Ventilation is via windows open sufficiently to match the surface area of the max fan located over platform bed at rear of van.
Heat is dry from a planar 4kw diesal heater towards front of van that I’ve run ducting from to distribute heat into living area between boarded front of bed and cab/living area bulkhead (door cut in so air can flow), under bed and blowing on me on top of bed.
I think I understand the principles of condensation and that I need adequate and effective ventilation to manage it while adding dry heat to stay comfortable/override the associated cold that ventilation brings with it.
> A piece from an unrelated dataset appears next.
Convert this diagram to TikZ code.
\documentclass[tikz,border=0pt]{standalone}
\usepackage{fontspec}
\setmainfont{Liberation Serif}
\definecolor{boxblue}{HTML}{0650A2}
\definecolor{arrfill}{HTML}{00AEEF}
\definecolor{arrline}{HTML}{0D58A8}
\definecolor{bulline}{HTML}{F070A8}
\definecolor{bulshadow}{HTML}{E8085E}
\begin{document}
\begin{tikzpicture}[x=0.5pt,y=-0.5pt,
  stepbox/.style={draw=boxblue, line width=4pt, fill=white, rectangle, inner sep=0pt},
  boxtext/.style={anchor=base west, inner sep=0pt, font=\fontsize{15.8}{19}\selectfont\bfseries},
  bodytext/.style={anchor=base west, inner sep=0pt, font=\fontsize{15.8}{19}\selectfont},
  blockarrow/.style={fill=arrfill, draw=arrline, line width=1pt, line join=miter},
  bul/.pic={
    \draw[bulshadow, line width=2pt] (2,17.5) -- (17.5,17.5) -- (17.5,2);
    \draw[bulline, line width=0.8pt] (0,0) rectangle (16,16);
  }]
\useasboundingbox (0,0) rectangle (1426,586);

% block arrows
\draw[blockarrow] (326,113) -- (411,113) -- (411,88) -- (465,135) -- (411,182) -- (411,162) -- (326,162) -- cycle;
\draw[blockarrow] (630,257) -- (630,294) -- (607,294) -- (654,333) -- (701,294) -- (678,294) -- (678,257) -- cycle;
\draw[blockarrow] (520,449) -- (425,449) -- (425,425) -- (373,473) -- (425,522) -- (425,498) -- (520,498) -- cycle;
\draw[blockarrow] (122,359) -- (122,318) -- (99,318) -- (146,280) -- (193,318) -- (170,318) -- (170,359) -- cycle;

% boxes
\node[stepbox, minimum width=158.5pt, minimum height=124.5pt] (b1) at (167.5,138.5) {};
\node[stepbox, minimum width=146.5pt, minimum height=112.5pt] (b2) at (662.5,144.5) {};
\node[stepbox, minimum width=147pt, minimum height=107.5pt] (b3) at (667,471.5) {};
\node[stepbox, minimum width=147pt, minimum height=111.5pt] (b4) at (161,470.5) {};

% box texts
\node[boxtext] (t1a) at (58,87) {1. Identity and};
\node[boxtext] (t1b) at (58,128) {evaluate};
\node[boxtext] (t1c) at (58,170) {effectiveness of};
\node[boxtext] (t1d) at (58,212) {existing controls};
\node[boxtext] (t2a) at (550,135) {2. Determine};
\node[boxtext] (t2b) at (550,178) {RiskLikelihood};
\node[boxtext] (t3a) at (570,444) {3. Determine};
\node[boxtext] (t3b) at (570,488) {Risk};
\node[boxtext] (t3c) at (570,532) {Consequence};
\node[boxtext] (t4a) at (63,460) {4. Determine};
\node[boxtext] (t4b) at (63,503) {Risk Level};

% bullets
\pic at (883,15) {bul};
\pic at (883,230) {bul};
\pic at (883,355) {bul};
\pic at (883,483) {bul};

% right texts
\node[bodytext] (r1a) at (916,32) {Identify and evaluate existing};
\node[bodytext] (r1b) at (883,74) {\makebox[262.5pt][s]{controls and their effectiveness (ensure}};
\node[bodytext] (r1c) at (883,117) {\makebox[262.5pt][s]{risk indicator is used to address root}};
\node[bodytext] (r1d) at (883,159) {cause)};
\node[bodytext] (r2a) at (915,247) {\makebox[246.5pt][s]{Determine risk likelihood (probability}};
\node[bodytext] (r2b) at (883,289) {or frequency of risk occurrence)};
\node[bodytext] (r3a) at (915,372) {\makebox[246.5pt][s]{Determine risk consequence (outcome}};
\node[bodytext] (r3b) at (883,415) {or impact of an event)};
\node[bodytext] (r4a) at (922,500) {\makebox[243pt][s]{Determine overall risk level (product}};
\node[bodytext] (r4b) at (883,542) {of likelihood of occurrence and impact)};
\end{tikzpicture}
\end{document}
I have been running my fan on 20% exhaust speed for the last few weeks and while I’ve been able to mostly avoid internal condensation (inc all glass), I have noticed persistent condensation on the metal rood behind the ceiling insulation (I can get my hand behind an unfinished section and took a few panels down to investigate last week). We have been between -3 and +9 deg Celsius for the duration of my time living in the van.
My guess this is due to either insufficient or ineffective ventilation.
One theory I have is that the fan speed is inadequate to remove the volume of moisture I’m producing.
The other theory I have is that it’s due to ineffective air flow between insulation and ceiling boarding.
I’m leaning to the later as the un insulted metal over the cab is staying dry but thought I’d see what others do fan speed wise in winter incase I’ve running it to slow?
Long post so thanks for reading if you did.